Weak legal agreements. Vague contracts lead to disputes over decision-making authority, budget overruns, and sales proceeds distribution.

Poor project management. When no single party owns accountability, timelines stretch, costs balloon, and quality suffers.

Inadequate market research. Projects launched without proper feasibility studies often struggle to achieve projected sales prices.

At Mafhh, we addressed each failure point systematically. Our model isn't revolutionary—it's disciplined. We ensure that every joint venture agreement clearly defines roles, responsibilities, profit distribution, and exit strategies before any work begins.

The Mafhh Model: End-to-End Partnership Execution

Our approach is straightforward: we act as the connective tissue between landowners, developers, and investors, managing every stage of the project lifecycle.

Phase 1: Deal Structuring and Legal Compliance

We start by connecting developers with landowners who are open to joint ventures. This matchmaking process is critical. We vet both parties to ensure financial capability, track record alignment, and shared vision for the project.

Once introductions are made, we facilitate the joint venture agreement. This isn't a templated contract—it's a customized framework that addresses:

  • Equity contributions and profit-sharing ratios

  • Decision-making authority at each project stage

  • Budget caps and contingency protocols

  • Sales strategy and proceeds distribution

  • Dispute resolution mechanisms

Our legal team ensures that every clause protects stakeholder interests while maintaining flexibility for operational adjustments.

Phase 2: Consultant and Contractor Selection

One of the biggest time sinks in real estate development is assembling the right team. Developers entering Dubai for the first time often lack local networks. They waste months evaluating architects, engineers, and contractors.

We eliminate that inefficiency. Mafhh has pre-vetted relationships with consultants across architecture, structural engineering, MEP (mechanical, electrical, plumbing) design, and project management. We know which firms deliver on time, which ones inflate budgets, and which ones cut corners.

Our contractor selection process is equally rigorous. We manage the tendering process, compare bids, and negotiate terms that protect our clients from cost overruns.

Phase 3: Project Execution and Quality Control

Construction is where most projects derail. Budget overruns, timeline delays, and quality issues can erase profitability.

We provide full project management oversight. Our team conducts regular site inspections, monitors milestone completion, and enforces adherence to approved budgets. When issues arise—and they always do—we have the authority and relationships to resolve them quickly.

This isn't micromanagement. It's accountability. Every stakeholder knows that Mafhh is tracking performance, and that creates discipline across the project.

Phase 4: Sales Strategy and Market Execution

Completing construction is only half the battle. Achieving market-rate sales requires strategic positioning, targeted marketing, and skilled negotiation.

We handle the entire sales process.
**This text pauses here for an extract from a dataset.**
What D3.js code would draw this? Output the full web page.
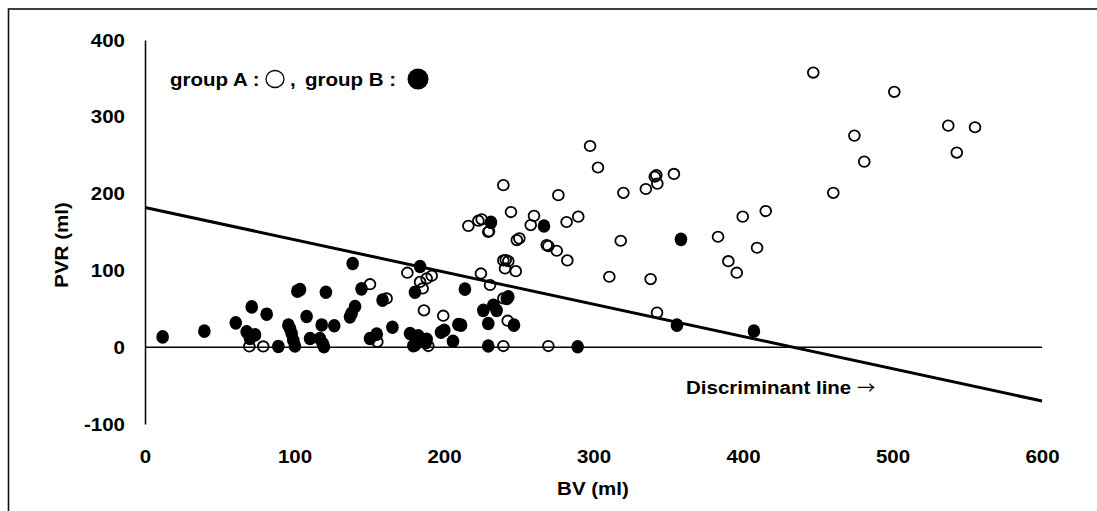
<!DOCTYPE html>
<html>
<head>
<meta charset="utf-8">
<script src="https://cdn.jsdelivr.net/npm/d3@7"></script>
<style>
	body { margin: 0; background: #fff; }
	svg text { font-family: 'Liberation Sans', Arial, sans-serif; font-weight: bold; fill: #000; }
</style>
</head>
<body>
<div id="chart"></div>
<script>
// group A (open circles) : [BV, PVR]
var groupA = [
	[69.8, 1], [79.1, 1], [150.5, 82], [161.6, 63.5], [155.4, 7], [189.5, 1.5],
	[175.5, 97], [184, 85], [188.4, 89.5], [191.8, 93], [185.7, 76.5], [186.6, 48],
	[199.5, 41], [224.7, 96], [230.8, 81], [239.7, 1.5], [239.7, 63.5], [242.6, 34.5],
	[269.8, 1.5], [268.7, 133], [239.7, 113], [241.3, 113.5], [243, 112], [240.8, 102.6],
	[248, 99], [248.7, 139.5], [250.4, 141.7], [229.6, 150], [239.7, 211], [276.5, 198],
	[303, 234], [297.7, 262], [320, 201], [335, 206], [342, 224], [342.7, 213],
	[341, 222], [244.8, 176], [260.2, 171], [258, 159], [282, 163], [289.8, 170],
	[216.3, 158], [223, 164.7], [225.2, 166.5], [230.1, 151], [269.8, 131.7], [275.4, 125.6],
	[282.5, 113], [318.2, 138.6], [310.6, 91.7], [338.2, 88.7], [342.5, 45], [353.8, 225.6],
	[383.3, 143.8], [399.8, 170], [415.2, 177.3], [409.4, 129.5], [390.2, 112], [395.8, 97],
	[460.4, 201], [474.5, 275.5], [481.1, 241.6], [447, 357.6], [501.2, 332.5], [537.3, 288.5],
	[555.2, 286.4], [543, 253.4]
];

// group B (filled circles) : [BV, PVR]
var groupB = [
	[11.8, 13.4], [39.7, 20.9], [60.7, 31.7], [71.4, 52.5], [81.4, 43], [68, 20],
	[73.6, 16], [70.2, 11.3], [89.2, 1], [95.9, 28.7], [97, 24.4], [98.1, 17.8],
	[99.2, 9], [100.3, 1.5], [101.9, 73], [103.7, 75], [121, 71.5], [108.1, 40],
	[118.2, 29], [126.6, 28], [110.4, 11.3], [117, 11.3], [118.9, 4.8], [119.7, 0.5],
	[138.9, 109], [140.5, 53], [138.2, 44], [137.1, 39.5], [144.8, 76], [158.9, 61.3],
	[165.5, 26], [150.5, 11.3], [155, 17], [177.3, 17.8], [182.8, 14.7], [188.4, 10.4],
	[179.5, 2], [180.6, 3], [187.8, 6], [184, 105], [180.6, 71.5], [214, 75.6],
	[209.6, 29.6], [211.4, 28.7], [200.2, 22], [198, 19.5], [206, 7.8], [226.3, 48],
	[233, 54.7], [235.2, 48], [229.6, 30.8], [246.8, 28.7], [229.6, 1.5], [243, 65.6],
	[242, 63.5], [231.4, 162.6], [266.9, 157.8], [289.4, 0.5], [358.5, 140.4], [355.8, 28.7],
	[407.3, 21]
];

// discriminant line end points
var discLine = [[0, 182], [600, -70]];

var xTicks = [0, 100, 200, 300, 400, 500, 600];
var yTicks = [-100, 0, 100, 200, 300, 400];

var width = 1097,
	height = 511;
var fontSize = '19px';
var stretch = 1.08; // the original lettering is a bit wide

var svg = d3.select('#chart')
	.append('svg')
	.attr('width', width)
	.attr('height', height);

// outer frame (right and bottom run off the picture)
svg.append('rect')
	.attr('x', 8.5)
	.attr('y', 9)
	.attr('width', 1110)
	.attr('height', 530)
	.attr('fill', 'none')
	.attr('stroke', '#111')
	.attr('stroke-width', 1.6);

var xScale = d3.scaleLinear().domain([0, 600]).range([145, 1042]);
var yScale = d3.scaleLinear().domain([-100, 400]).range([424, 40]);

// Y Axis - line and labels, no ticks
var yAxisCall = d3.axisLeft(yScale)
	.tickValues(yTicks)
	.tickSize(0)
	.tickPadding(20)
	.tickFormat(function (d) { return String(d); }); // plain hyphen for -100
var yAxis = svg.append('g')
	.attr('transform', 'translate(' + xScale(0) + ', 0)')
	.call(yAxisCall);
yAxis.select('.domain').attr('stroke', '#000').attr('stroke-width', 1.5);
yAxis.selectAll('text')
	.style('font-size', fontSize)
	.attr('font-family', null)
	.attr('x', -20 / stretch)
	.attr('transform', 'scale(' + stretch + ',1)');

// X Axis - labels only, below the plot
var xAxisCall = d3.axisBottom(xScale)
	.tickValues(xTicks)
	.tickSize(0)
	.tickPadding(26);
var xAxis = svg.append('g')
	.attr('transform', 'translate(0, ' + yScale(-100) + ')')
	.call(xAxisCall);
xAxis.select('.domain').remove();
xAxis.selectAll('text')
	.style('font-size', fontSize)
	.attr('font-family', null)
	.attr('transform', 'scale(' + stretch + ',1)');

// zero line
svg.append('line')
	.attr('x1', xScale(0))
	.attr('x2', xScale(600))
	.attr('y1', yScale(0))
	.attr('y2', yScale(0))
	.attr('stroke', '#000')
	.attr('stroke-width', 1.5);

// discriminant line
svg.append('path')
	.datum(discLine)
	.attr('fill', 'none')
	.attr('stroke', '#000')
	.attr('stroke-width', 3)
	.attr('d', d3.line()
		.x(function (d) { return xScale(d[0]); })
		.y(function (d) { return yScale(d[1]); }));

// group A
svg.append('g')
	.selectAll('ellipse')
	.data(groupA)
	.enter()
	.append('ellipse')
	.attr('cx', function (d) { return xScale(d[0]); })
	.attr('cy', function (d) { return yScale(d[1]); })
	.attr('rx', 5.4)
	.attr('ry', 5.2)
	.attr('fill', 'none')
	.attr('stroke', '#000')
	.attr('stroke-width', 1.8);

// group B
svg.append('g')
	.selectAll('ellipse')
	.data(groupB)
	.enter()
	.append('ellipse')
	.attr('cx', function (d) { return xScale(d[0]); })
	.attr('cy', function (d) { return yScale(d[1]); })
	.attr('rx', 6.3)
	.attr('ry', 6.8)
	.attr('fill', '#000');

// helper for stretched text
function label(x, y, txt, anchor) {
	return svg.append('text')
		.attr('transform', 'translate(' + x + ',' + y + ') scale(' + stretch + ',1)')
		.attr('text-anchor', anchor || 'start')
		.style('font-size', fontSize)
		.text(txt);
}

// axis titles
label(593, 495, 'BV (ml)', 'middle');

svg.append('text')
	.attr('transform', 'translate(68, 245) rotate(-90) scale(' + stretch + ',1)')
	.attr('text-anchor', 'middle')
	.style('font-size', fontSize)
	.text('PVR (ml)');

var disc = label(686, 394, 'Discriminant line ');
disc.append('tspan')
	.style('font-family', "'Noto Sans CJK JP', sans-serif")
	.style('font-weight', 'normal')
	.style('font-size', '17px')
	.text('\u2192');

// legend
label(170, 86, 'group A :');
svg.append('ellipse')
	.attr('cx', 275)
	.attr('cy', 79)
	.attr('rx', 9)
	.attr('ry', 8.5)
	.attr('fill', 'none')
	.attr('stroke', '#000')
	.attr('stroke-width', 1.3);
label(290, 86, ',');
label(305, 86, 'group B :');
svg.append('ellipse')
	.attr('cx', 418)
	.attr('cy', 79)
	.attr('rx', 10.5)
	.attr('ry', 10.5)
	.attr('fill', '#000');
</script>
</body>
</html>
Our team develops pricing strategies based on current market conditions, competitor analysis, and buyer demand trends. We coordinate with marketing agencies to create campaigns that reach the right audience—whether that's individual buyers, institutional investors, or international clients.
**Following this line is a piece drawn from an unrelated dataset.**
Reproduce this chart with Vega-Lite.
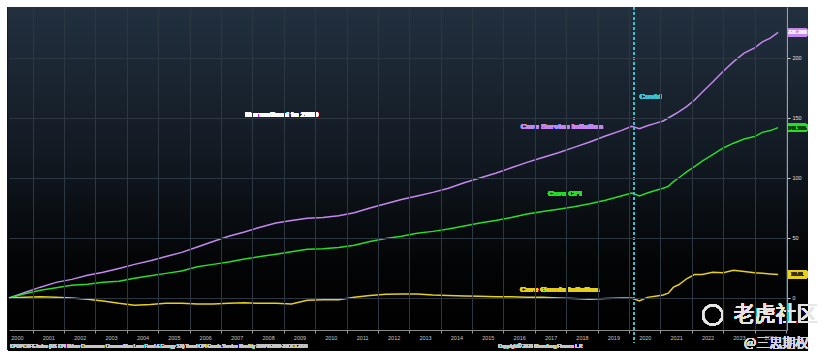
{
  "$schema": "https://vega.github.io/schema/vega-lite/v6.json",
  "width": 778,
  "height": 323,
  "autosize": "none",
  "padding": {"left": 9, "top": 7, "right": 43, "bottom": 34},
  "background": "white",
  "config": {"view": {"stroke": null}, "font": "Liberation Sans"},
  "data": {"values": [
    {"d": "2000-04-01", "svc": 0, "cpi": 0, "goods": 0},
    {"d": "2000-10-01", "svc": 4.5, "cpi": 3.5, "goods": 0.5},
    {"d": "2001-04-01", "svc": 9, "cpi": 6.5, "goods": 1},
    {"d": "2001-10-01", "svc": 13, "cpi": 8.5, "goods": 0.5},
    {"d": "2002-04-01", "svc": 15.5, "cpi": 10.5, "goods": 0},
    {"d": "2002-10-01", "svc": 19, "cpi": 11.5, "goods": -1},
    {"d": "2003-04-01", "svc": 21.5, "cpi": 13, "goods": -2.5},
    {"d": "2003-10-01", "svc": 24.5, "cpi": 14, "goods": -4.5},
    {"d": "2004-04-01", "svc": 28, "cpi": 16.5, "goods": -6},
    {"d": "2004-10-01", "svc": 31, "cpi": 18.5, "goods": -5.5},
    {"d": "2005-04-01", "svc": 34.5, "cpi": 20.5, "goods": -4.5},
    {"d": "2005-10-01", "svc": 38, "cpi": 22.5, "goods": -4.5},
    {"d": "2006-04-01", "svc": 42.5, "cpi": 26, "goods": -5},
    {"d": "2006-10-01", "svc": 47, "cpi": 28, "goods": -5},
    {"d": "2007-04-01", "svc": 51.5, "cpi": 30, "goods": -4.5},
    {"d": "2007-10-01", "svc": 55, "cpi": 32.5, "goods": -4},
    {"d": "2008-04-01", "svc": 59, "cpi": 34.5, "goods": -4.5},
    {"d": "2008-10-01", "svc": 62.5, "cpi": 36.5, "goods": -4.5},
    {"d": "2009-04-01", "svc": 64.5, "cpi": 38.5, "goods": -5},
    {"d": "2009-10-01", "svc": 66.5, "cpi": 40.5, "goods": -2},
    {"d": "2010-04-01", "svc": 67, "cpi": 41, "goods": -1.5},
    {"d": "2010-10-01", "svc": 68.5, "cpi": 42, "goods": -1.5},
    {"d": "2011-04-01", "svc": 71, "cpi": 44, "goods": 0.5},
    {"d": "2011-10-01", "svc": 75, "cpi": 47, "goods": 2},
    {"d": "2012-04-01", "svc": 78.5, "cpi": 49.5, "goods": 3},
    {"d": "2012-10-01", "svc": 82, "cpi": 51.5, "goods": 3.3},
    {"d": "2013-04-01", "svc": 85, "cpi": 54, "goods": 3.3},
    {"d": "2013-10-01", "svc": 88, "cpi": 55.5, "goods": 2.5},
    {"d": "2014-04-01", "svc": 91.5, "cpi": 57.5, "goods": 2},
    {"d": "2014-10-01", "svc": 96, "cpi": 60, "goods": 1.7},
    {"d": "2015-04-01", "svc": 100, "cpi": 62.5, "goods": 1.5},
    {"d": "2015-10-01", "svc": 104, "cpi": 64.5, "goods": 1},
    {"d": "2016-04-01", "svc": 108.5, "cpi": 67, "goods": 1},
    {"d": "2016-10-01", "svc": 113, "cpi": 70, "goods": 0.5},
    {"d": "2017-04-01", "svc": 117, "cpi": 72, "goods": 0.5},
    {"d": "2017-10-01", "svc": 121, "cpi": 74, "goods": 0},
    {"d": "2018-04-01", "svc": 125.5, "cpi": 76, "goods": -0.5},
    {"d": "2018-10-01", "svc": 130, "cpi": 78.5, "goods": -1},
    {"d": "2019-04-01", "svc": 135, "cpi": 81.5, "goods": -0.5},
    {"d": "2019-10-01", "svc": 139.5, "cpi": 85, "goods": 0},
    {"d": "2020-02-01", "svc": 143, "cpi": 87.5, "goods": 0},
    {"d": "2020-05-01", "svc": 141, "cpi": 85, "goods": -2.5},
    {"d": "2020-08-01", "svc": 143.5, "cpi": 87.5, "goods": 0.5},
    {"d": "2020-11-01", "svc": 145.5, "cpi": 89.5, "goods": 1.5},
    {"d": "2021-02-01", "svc": 147.5, "cpi": 91.5, "goods": 2.5},
    {"d": "2021-04-01", "svc": 150, "cpi": 93, "goods": 4},
    {"d": "2021-06-01", "svc": 152.5, "cpi": 97, "goods": 9},
    {"d": "2021-08-01", "svc": 155, "cpi": 100, "goods": 11},
    {"d": "2021-11-01", "svc": 159.5, "cpi": 105, "goods": 16},
    {"d": "2022-02-01", "svc": 165, "cpi": 109.5, "goods": 19.5},
    {"d": "2022-05-01", "svc": 171.5, "cpi": 114, "goods": 19.5},
    {"d": "2022-09-01", "svc": 180, "cpi": 119.5, "goods": 21.5},
    {"d": "2023-01-01", "svc": 189, "cpi": 125, "goods": 21},
    {"d": "2023-05-01", "svc": 197, "cpi": 129, "goods": 23},
    {"d": "2023-09-01", "svc": 204, "cpi": 132.5, "goods": 22},
    {"d": "2024-01-01", "svc": 208.5, "cpi": 134.5, "goods": 21},
    {"d": "2024-04-01", "svc": 213.5, "cpi": 138, "goods": 20.5},
    {"d": "2024-07-01", "svc": 216.5, "cpi": 139.5, "goods": 20},
    {"d": "2024-10-01", "svc": 221.288, "cpi": 141.966, "goods": 19.61}
  ]},
  "layer": [
    {
      "mark": {"type": "rect", "color": "#000000"},
      "encoding": {
        "x": {"datum": {"year": 2000, "month": 3, "date": 20, "utc": true}, "type": "temporal",
          "scale": {"type": "utc", "domain": [{"year": 2000, "month": 4, "date": 1, "utc": true}, {"year": 2025, "month": 1, "date": 12, "utc": true}]},
          "axis": {"orient": "bottom", "zindex": 1, "tickCount": {"interval": "year", "step": 1}, "labelExpr": "'' + (utcyear(datum.value) - 1)", "labelOffset": -15.7, "labelAlign": "center", "labelFontSize": 5.5, "labelColor": "#c8c8c8", "labelPadding": 2, "tickSize": 3, "tickColor": "#9a9a9a", "domainColor": "#8a8a8a", "grid": true, "gridColor": "#2c3742", "gridWidth": 1, "title": null, "labelOverlap": false, "labelFlush": false}},
        "x2": {"datum": {"year": 2025, "month": 9, "date": 10, "utc": true}},
        "y": {"datum": 242.5, "type": "quantitative",
          "scale": {"domain": [-26.7, 242.5], "nice": false, "zero": false},
          "axis": {"orient": "right", "zindex": 1, "values": [0, 50, 100, 150, 200], "labelFontSize": 5.5, "labelColor": "#e0e0e0", "labelPadding": 2, "tickSize": 3, "tickColor": "#cfcfcf", "domainColor": "#9aa0a6", "grid": true, "gridColor": "#2c3742", "gridWidth": 1, "title": null}},
        "y2": {"datum": -44}
      }
    },
    {
      "mark": {"type": "rect", "color": {"gradient": "linear", "x1": 0, "y1": 0, "x2": 0, "y2": 1, "stops": [
        {"offset": 0, "color": "#22303f"},
        {"offset": 0.45, "color": "#121a23"},
        {"offset": 0.8, "color": "#030405"},
        {"offset": 1, "color": "#000000"}]}},
      "encoding": {
        "x": {"datum": {"year": 2000, "month": 3, "date": 20, "utc": true}, "type": "temporal"},
        "x2": {"datum": {"year": 2025, "month": 9, "date": 10, "utc": true}},
        "y": {"datum": 242.5, "type": "quantitative"},
        "y2": {"datum": -26.7}
      }
    },
    {
      "mark": {"type": "line", "color": "#c488ee", "strokeWidth": 1.5},
      "encoding": {"x": {"field": "d", "type": "temporal"}, "y": {"field": "svc", "type": "quantitative"}}
    },
    {
      "mark": {"type": "line", "color": "#2bdc2b", "strokeWidth": 1.5},
      "encoding": {"x": {"field": "d", "type": "temporal"}, "y": {"field": "cpi", "type": "quantitative"}}
    },
    {
      "mark": {"type": "line", "color": "#e6cf1e", "strokeWidth": 1.5},
      "encoding": {"x": {"field": "d", "type": "temporal"}, "y": {"field": "goods", "type": "quantitative"}}
    },
    {
      "mark": {"type": "rule", "stroke": "#3cc3cc", "strokeWidth": 1.5, "strokeDash": [3, 2]},
      "encoding": {"x": {"datum": {"year": 2020, "month": 3, "date": 1, "utc": true}, "type": "temporal"}, "y": {"datum": 242.5, "type": "quantitative"}, "y2": {"datum": -37}}
    },
    {
      "mark": {"type": "text", "color": "#3cc3cc", "fontWeight": "bold", "fontSize": 8, "align": "left"},
      "encoding": {"x": {"datum": {"year": 2020, "month": 5, "date": 1, "utc": true}, "type": "temporal"}, "y": {"datum": 167.5, "type": "quantitative"}, "text": {"value": "Covid"}}
    },
    {
      "mark": {"type": "text", "color": "#ffffff", "fontWeight": "bold", "fontSize": 8, "align": "center"},
      "encoding": {"x": {"datum": {"year": 2008, "month": 12, "date": 10, "utc": true}, "type": "temporal"}, "y": {"datum": 152.5, "type": "quantitative"}, "text": {"value": "Normalised to 2000"}}
    },
    {
      "mark": {"type": "text", "color": "#c488ee", "fontWeight": "bold", "fontSize": 8, "align": "center"},
      "encoding": {"x": {"datum": {"year": 2017, "month": 11, "date": 10, "utc": true}, "type": "temporal"}, "y": {"datum": 142.5, "type": "quantitative"}, "text": {"value": "Core Service Inflation"}}
    },
    {
      "mark": {"type": "text", "color": "#2bdc2b", "fontWeight": "bold", "fontSize": 8, "align": "center"},
      "encoding": {"x": {"datum": {"year": 2017, "month": 12, "date": 15, "utc": true}, "type": "temporal"}, "y": {"datum": 86.7, "type": "quantitative"}, "text": {"value": "Core CPI"}}
    },
    {
      "mark": {"type": "text", "color": "#e6cf1e", "fontWeight": "bold", "fontSize": 8, "align": "center"},
      "encoding": {"x": {"datum": {"year": 2017, "month": 10, "date": 15, "utc": true}, "type": "temporal"}, "y": {"datum": 6.7, "type": "quantitative"}, "text": {"value": "Core Goods Inflation"}}
    },
    {
      "mark": {"type": "rect", "color": "#c488ee", "cornerRadius": 3},
      "encoding": {"x": {"datum": {"year": 2025, "month": 1, "date": 12, "utc": true}, "type": "temporal"}, "x2": {"datum": {"year": 2025, "month": 9, "date": 10, "utc": true}}, "y": {"datum": 224.8, "type": "quantitative"}, "y2": {"datum": 217.8}}
    },
    {
      "mark": {"type": "rect", "color": "#2bdc2b", "cornerRadius": 3},
      "encoding": {"x": {"datum": {"year": 2025, "month": 1, "date": 12, "utc": true}, "type": "temporal"}, "x2": {"datum": {"year": 2025, "month": 9, "date": 10, "utc": true}}, "y": {"datum": 145.5, "type": "quantitative"}, "y2": {"datum": 138.5}}
    },
    {
      "mark": {"type": "rect", "color": "#e6cf1e", "cornerRadius": 3},
      "encoding": {"x": {"datum": {"year": 2025, "month": 1, "date": 12, "utc": true}, "type": "temporal"}, "x2": {"datum": {"year": 2025, "month": 9, "date": 10, "utc": true}}, "y": {"datum": 23.1, "type": "quantitative"}, "y2": {"datum": 16.1}}
    },
    {
      "mark": {"type": "text", "color": "#f4e8ff", "fontSize": 5, "align": "center", "baseline": "middle"},
      "encoding": {"x": {"datum": {"year": 2025, "month": 5, "date": 10, "utc": true}, "type": "temporal"}, "y": {"datum": 221.3, "type": "quantitative"}, "text": {"value": "221.288"}}
    },
    {
      "mark": {"type": "text", "color": "#0b4a0b", "fontSize": 5, "align": "center", "baseline": "middle"},
      "encoding": {"x": {"datum": {"year": 2025, "month": 5, "date": 10, "utc": true}, "type": "temporal"}, "y": {"datum": 142, "type": "quantitative"}, "text": {"value": "141.966"}}
    },
    {
      "mark": {"type": "text", "color": "#3a3000", "fontSize": 5, "align": "center", "baseline": "middle"},
      "encoding": {"x": {"datum": {"year": 2025, "month": 5, "date": 10, "utc": true}, "type": "temporal"}, "y": {"datum": 19.6, "type": "quantitative"}, "text": {"value": "19.61"}}
    },
    {
      "mark": {"type": "text", "color": "#c8c8c8", "fontSize": 4.6, "align": "left", "baseline": "middle"},
      "encoding": {"x": {"datum": {"year": 2000, "month": 4, "date": 15, "utc": true}, "type": "temporal"}, "y": {"datum": -40.8, "type": "quantitative"}, "text": {"value": "CPUPCXFE Index (US CPI Urban Consumers Commodities Less Food & Energy SA) Trend CPI Goods Service  Monthly 30APR2000-31OCT2024"}}
    },
    {
      "mark": {"type": "text", "color": "#c8c8c8", "fontSize": 4.6, "align": "left", "baseline": "middle"},
      "encoding": {"x": {"datum": {"year": 2015, "month": 11, "date": 1, "utc": true}, "type": "temporal"}, "y": {"datum": -40.8, "type": "quantitative"}, "text": {"value": "Copyright© 2024 Bloomberg Finance L.P."}}
    },
    {
      "mark": {"type": "point", "shape": "circle", "filled": false, "stroke": "#e6e6e6", "strokeWidth": 2, "size": 380, "opacity": 0.85},
      "encoding": {"x": {"datum": {"year": 2022, "month": 9, "date": 1, "utc": true}, "type": "temporal"}, "y": {"datum": -14.2, "type": "quantitative"}}
    },
    {
      "mark": {"type": "text", "color": "#e6e6e6", "opacity": 0.9, "fontSize": 21, "align": "left", "baseline": "middle", "font": "Noto Sans CJK SC"},
      "encoding": {"x": {"datum": {"year": 2023, "month": 5, "date": 1, "utc": true}, "type": "temporal"}, "y": {"datum": -14.2, "type": "quantitative"}, "text": {"value": "老虎社区"}}
    },
    {
      "mark": {"type": "text", "color": "#d8d8d8", "opacity": 0.95, "fontSize": 13, "align": "left", "baseline": "middle", "font": "Noto Sans CJK SC"},
      "encoding": {"x": {"datum": {"year": 2023, "month": 9, "date": 1, "utc": true}, "type": "temporal"}, "y": {"datum": -37.5, "type": "quantitative"}, "text": {"value": "@三思期权"}}
    }
  ]
}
Our track record speaks for itself. Projects we've managed have consistently achieved sales at or above projected prices, ensuring that all joint venture partners realize their expected returns.

Real Projects, Real Results

Mafhh has successfully delivered joint venture projects across Dubai, including developments like One By Preston, Zenith One, MAAK 1, and Lincoln. Each project followed the same structured process, and each delivered on its financial commitments to landowners, developers, and investors.

These weren't speculative ventures or high-risk gambles. They were disciplined partnerships built on transparency, clear agreements, and professional execution.

Expanding Beyond Dubai: Bulk Deals and Underwriting Expertise

As Mafhh grew, we recognized adjacent opportunities in the market. Two areas stood out: bulk transactions and rigorous underwriting.

Bulk Deal Experts focuses on high-value transactions where precision and transparency matter most. We structure deals that align investor objectives with market realities, ensuring that every transaction is backed by solid analysis and clear terms.

Underwrites Project serves as our analytical backbone. We provide data-driven insights, comprehensive risk assessments, and disciplined financial modeling for every project we touch. This ensures that stakeholders aren't flying blind—they're making decisions based on verified market intelligence.

Together, these capabilities allow us to offer a complete investment thesis: identify the opportunity, structure the deal, manage execution, and deliver returns.

What's Next: The Future of Joint Ventures in Dubai

Dubai's real estate market continues to evolve. New regulations, shifting buyer demographics, and emerging neighborhoods create constant flux. But the fundamentals remain: developers need access to land, landowners need partners who can execute, and investors need transparent opportunities with predictable returns.

Mafhh exists at the intersection of those needs. We're not trying to be the biggest firm in Dubai—we're focused on being the most reliable. That means saying no to deals that don't meet our standards, maintaining long-term relationships over short-term profits, and continuously refining our processes based on what we learn from each project.

The next phase of our growth involves expanding our network of landowners across Dubai's fastest-developing districts, strengthening our consultant relationships, and introducing more sophisticated financing structures that allow smaller developers to participate in joint ventures without overextending their capital.

Why This Model Works

Real estate development doesn't need more complexity. It needs more clarity.

Mafhh works because we eliminate ambiguity. Landowners know exactly what they're committing to. Developers have a clear roadmap from day one. Investors receive transparent reporting and predictable timelines.

We don't promise overnight success or unrealistic returns. We promise competence, accountability, and a proven process that turns joint venture agreements into completed projects.

If you're a developer looking to establish yourself in Dubai, a landowner exploring partnership opportunities, or an investor seeking off-plan access to high-potential developments, the question isn't whether joint ventures work—it's whether you're working with a team that knows how to execute them.

That's what we built. That's what we do.